── Records to use ──

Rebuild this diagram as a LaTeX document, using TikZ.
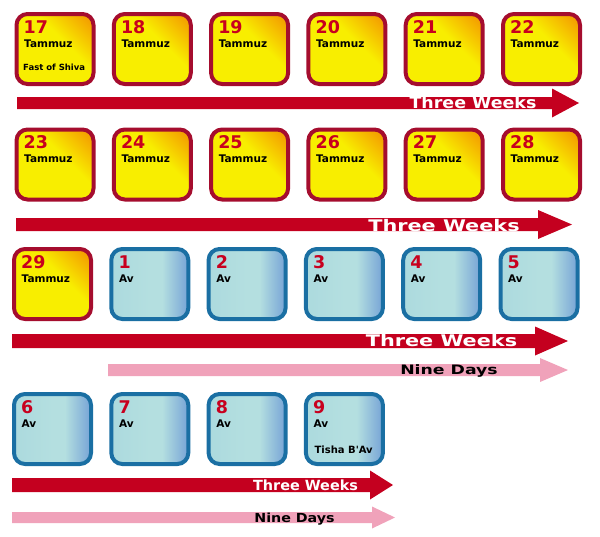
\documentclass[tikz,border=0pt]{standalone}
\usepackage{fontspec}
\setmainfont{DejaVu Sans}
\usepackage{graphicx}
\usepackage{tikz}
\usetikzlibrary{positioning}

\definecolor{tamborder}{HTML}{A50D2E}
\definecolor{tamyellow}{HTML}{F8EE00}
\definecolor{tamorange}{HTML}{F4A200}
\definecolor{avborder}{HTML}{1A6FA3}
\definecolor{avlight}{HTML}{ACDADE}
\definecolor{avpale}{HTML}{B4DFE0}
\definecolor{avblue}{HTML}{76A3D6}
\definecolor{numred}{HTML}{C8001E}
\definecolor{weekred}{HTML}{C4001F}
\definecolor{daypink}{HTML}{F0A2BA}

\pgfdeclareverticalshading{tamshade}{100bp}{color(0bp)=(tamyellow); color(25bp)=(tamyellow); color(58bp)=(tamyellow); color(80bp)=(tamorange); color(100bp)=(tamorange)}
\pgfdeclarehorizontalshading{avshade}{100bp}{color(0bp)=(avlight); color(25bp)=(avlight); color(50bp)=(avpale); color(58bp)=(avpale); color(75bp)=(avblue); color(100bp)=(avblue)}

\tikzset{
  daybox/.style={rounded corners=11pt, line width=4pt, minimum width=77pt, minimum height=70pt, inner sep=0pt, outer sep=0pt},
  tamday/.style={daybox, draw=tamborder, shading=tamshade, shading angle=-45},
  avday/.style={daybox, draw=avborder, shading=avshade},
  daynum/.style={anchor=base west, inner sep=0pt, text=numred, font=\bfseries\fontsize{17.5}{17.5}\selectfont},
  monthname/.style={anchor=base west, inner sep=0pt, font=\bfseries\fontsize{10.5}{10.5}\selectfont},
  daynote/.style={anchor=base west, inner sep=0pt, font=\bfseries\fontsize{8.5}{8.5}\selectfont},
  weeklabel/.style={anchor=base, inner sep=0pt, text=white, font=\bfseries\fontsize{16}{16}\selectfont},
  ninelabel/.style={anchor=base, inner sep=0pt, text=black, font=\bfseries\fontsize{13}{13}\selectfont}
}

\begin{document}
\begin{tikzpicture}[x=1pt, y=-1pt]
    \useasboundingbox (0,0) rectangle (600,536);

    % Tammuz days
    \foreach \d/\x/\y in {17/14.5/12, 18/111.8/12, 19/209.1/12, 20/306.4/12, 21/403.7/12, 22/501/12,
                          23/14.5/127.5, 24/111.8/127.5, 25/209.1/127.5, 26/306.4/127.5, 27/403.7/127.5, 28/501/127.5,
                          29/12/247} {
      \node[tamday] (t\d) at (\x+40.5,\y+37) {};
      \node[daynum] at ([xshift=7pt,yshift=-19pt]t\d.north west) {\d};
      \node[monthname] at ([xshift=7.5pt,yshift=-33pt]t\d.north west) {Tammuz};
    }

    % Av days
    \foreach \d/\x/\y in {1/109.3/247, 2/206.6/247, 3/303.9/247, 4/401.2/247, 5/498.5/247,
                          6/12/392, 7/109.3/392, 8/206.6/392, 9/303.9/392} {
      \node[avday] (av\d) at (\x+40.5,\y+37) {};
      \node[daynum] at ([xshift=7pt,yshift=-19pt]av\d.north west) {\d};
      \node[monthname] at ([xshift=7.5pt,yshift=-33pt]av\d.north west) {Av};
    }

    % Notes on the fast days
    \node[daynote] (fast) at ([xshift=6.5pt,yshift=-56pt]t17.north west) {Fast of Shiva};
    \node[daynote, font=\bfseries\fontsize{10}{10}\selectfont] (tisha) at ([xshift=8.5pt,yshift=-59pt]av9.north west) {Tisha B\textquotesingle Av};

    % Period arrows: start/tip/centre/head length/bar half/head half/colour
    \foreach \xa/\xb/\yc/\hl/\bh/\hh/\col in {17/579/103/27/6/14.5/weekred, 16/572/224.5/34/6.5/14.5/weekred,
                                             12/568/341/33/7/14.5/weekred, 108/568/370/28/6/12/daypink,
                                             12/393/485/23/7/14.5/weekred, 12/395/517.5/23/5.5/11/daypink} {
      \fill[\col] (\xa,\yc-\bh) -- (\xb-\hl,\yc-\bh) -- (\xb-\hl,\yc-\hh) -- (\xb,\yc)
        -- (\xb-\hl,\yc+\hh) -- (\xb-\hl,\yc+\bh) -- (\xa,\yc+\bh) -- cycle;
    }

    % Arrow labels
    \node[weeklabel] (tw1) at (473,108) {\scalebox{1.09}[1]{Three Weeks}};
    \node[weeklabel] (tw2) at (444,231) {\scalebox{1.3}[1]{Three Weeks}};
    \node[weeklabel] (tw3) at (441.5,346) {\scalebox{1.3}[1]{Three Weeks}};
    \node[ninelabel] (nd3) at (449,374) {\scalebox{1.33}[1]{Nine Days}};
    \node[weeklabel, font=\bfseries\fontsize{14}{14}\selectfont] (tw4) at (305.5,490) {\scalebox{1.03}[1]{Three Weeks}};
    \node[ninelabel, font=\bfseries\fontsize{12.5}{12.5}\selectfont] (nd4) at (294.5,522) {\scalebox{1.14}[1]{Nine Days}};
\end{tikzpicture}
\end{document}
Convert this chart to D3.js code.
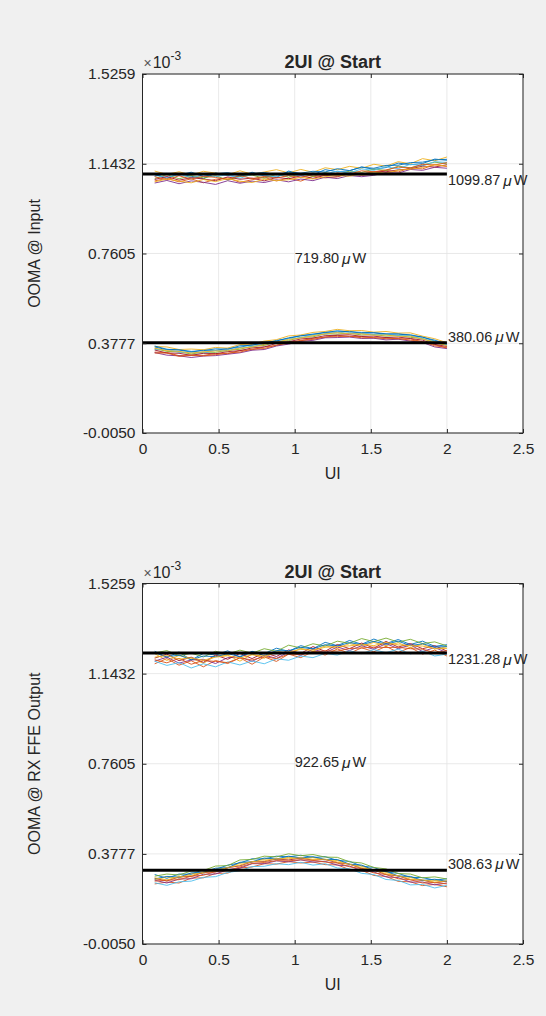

───

Repeat the material above in full and unchanged, minus its images.

Rebuild this diagram as a LaTeX document, using TikZ.
\documentclass[tikz,border=0pt]{standalone}
\usepackage{fontspec}
\setmainfont{DejaVu Sans}
\usepackage{graphicx}
\usepackage{tikz}
\usetikzlibrary{positioning}

\definecolor{tamborder}{HTML}{A50D2E}
\definecolor{tamyellow}{HTML}{F8EE00}
\definecolor{tamorange}{HTML}{F4A200}
\definecolor{avborder}{HTML}{1A6FA3}
\definecolor{avlight}{HTML}{ACDADE}
\definecolor{avpale}{HTML}{B4DFE0}
\definecolor{avblue}{HTML}{76A3D6}
\definecolor{numred}{HTML}{C8001E}
\definecolor{weekred}{HTML}{C4001F}
\definecolor{daypink}{HTML}{F0A2BA}

\pgfdeclareverticalshading{tamshade}{100bp}{color(0bp)=(tamyellow); color(25bp)=(tamyellow); color(58bp)=(tamyellow); color(80bp)=(tamorange); color(100bp)=(tamorange)}
\pgfdeclarehorizontalshading{avshade}{100bp}{color(0bp)=(avlight); color(25bp)=(avlight); color(50bp)=(avpale); color(58bp)=(avpale); color(75bp)=(avblue); color(100bp)=(avblue)}

\tikzset{
  daybox/.style={rounded corners=11pt, line width=4pt, minimum width=77pt, minimum height=70pt, inner sep=0pt, outer sep=0pt},
  tamday/.style={daybox, draw=tamborder, shading=tamshade, shading angle=-45},
  avday/.style={daybox, draw=avborder, shading=avshade},
  daynum/.style={anchor=base west, inner sep=0pt, text=numred, font=\bfseries\fontsize{17.5}{17.5}\selectfont},
  monthname/.style={anchor=base west, inner sep=0pt, font=\bfseries\fontsize{10.5}{10.5}\selectfont},
  daynote/.style={anchor=base west, inner sep=0pt, font=\bfseries\fontsize{8.5}{8.5}\selectfont},
  weeklabel/.style={anchor=base, inner sep=0pt, text=white, font=\bfseries\fontsize{16}{16}\selectfont},
  ninelabel/.style={anchor=base, inner sep=0pt, text=black, font=\bfseries\fontsize{13}{13}\selectfont}
}

\begin{document}
\begin{tikzpicture}[x=1pt, y=-1pt]
    \useasboundingbox (0,0) rectangle (600,536);

    % Tammuz days
    \foreach \d/\x/\y in {17/14.5/12, 18/111.8/12, 19/209.1/12, 20/306.4/12, 21/403.7/12, 22/501/12,
                          23/14.5/127.5, 24/111.8/127.5, 25/209.1/127.5, 26/306.4/127.5, 27/403.7/127.5, 28/501/127.5,
                          29/12/247} {
      \node[tamday] (t\d) at (\x+40.5,\y+37) {};
      \node[daynum] at ([xshift=7pt,yshift=-19pt]t\d.north west) {\d};
      \node[monthname] at ([xshift=7.5pt,yshift=-33pt]t\d.north west) {Tammuz};
    }

    % Av days
    \foreach \d/\x/\y in {1/109.3/247, 2/206.6/247, 3/303.9/247, 4/401.2/247, 5/498.5/247,
                          6/12/392, 7/109.3/392, 8/206.6/392, 9/303.9/392} {
      \node[avday] (av\d) at (\x+40.5,\y+37) {};
      \node[daynum] at ([xshift=7pt,yshift=-19pt]av\d.north west) {\d};
      \node[monthname] at ([xshift=7.5pt,yshift=-33pt]av\d.north west) {Av};
    }

    % Notes on the fast days
    \node[daynote] (fast) at ([xshift=6.5pt,yshift=-56pt]t17.north west) {Fast of Shiva};
    \node[daynote, font=\bfseries\fontsize{10}{10}\selectfont] (tisha) at ([xshift=8.5pt,yshift=-59pt]av9.north west) {Tisha B\textquotesingle Av};

    % Period arrows: start/tip/centre/head length/bar half/head half/colour
    \foreach \xa/\xb/\yc/\hl/\bh/\hh/\col in {17/579/103/27/6/14.5/weekred, 16/572/224.5/34/6.5/14.5/weekred,
                                             12/568/341/33/7/14.5/weekred, 108/568/370/28/6/12/daypink,
                                             12/393/485/23/7/14.5/weekred, 12/395/517.5/23/5.5/11/daypink} {
      \fill[\col] (\xa,\yc-\bh) -- (\xb-\hl,\yc-\bh) -- (\xb-\hl,\yc-\hh) -- (\xb,\yc)
        -- (\xb-\hl,\yc+\hh) -- (\xb-\hl,\yc+\bh) -- (\xa,\yc+\bh) -- cycle;
    }

    % Arrow labels
    \node[weeklabel] (tw1) at (473,108) {\scalebox{1.09}[1]{Three Weeks}};
    \node[weeklabel] (tw2) at (444,231) {\scalebox{1.3}[1]{Three Weeks}};
    \node[weeklabel] (tw3) at (441.5,346) {\scalebox{1.3}[1]{Three Weeks}};
    \node[ninelabel] (nd3) at (449,374) {\scalebox{1.33}[1]{Nine Days}};
    \node[weeklabel, font=\bfseries\fontsize{14}{14}\selectfont] (tw4) at (305.5,490) {\scalebox{1.03}[1]{Three Weeks}};
    \node[ninelabel, font=\bfseries\fontsize{12.5}{12.5}\selectfont] (nd4) at (294.5,522) {\scalebox{1.14}[1]{Nine Days}};
\end{tikzpicture}
\end{document}
Convert this chart to D3.js code.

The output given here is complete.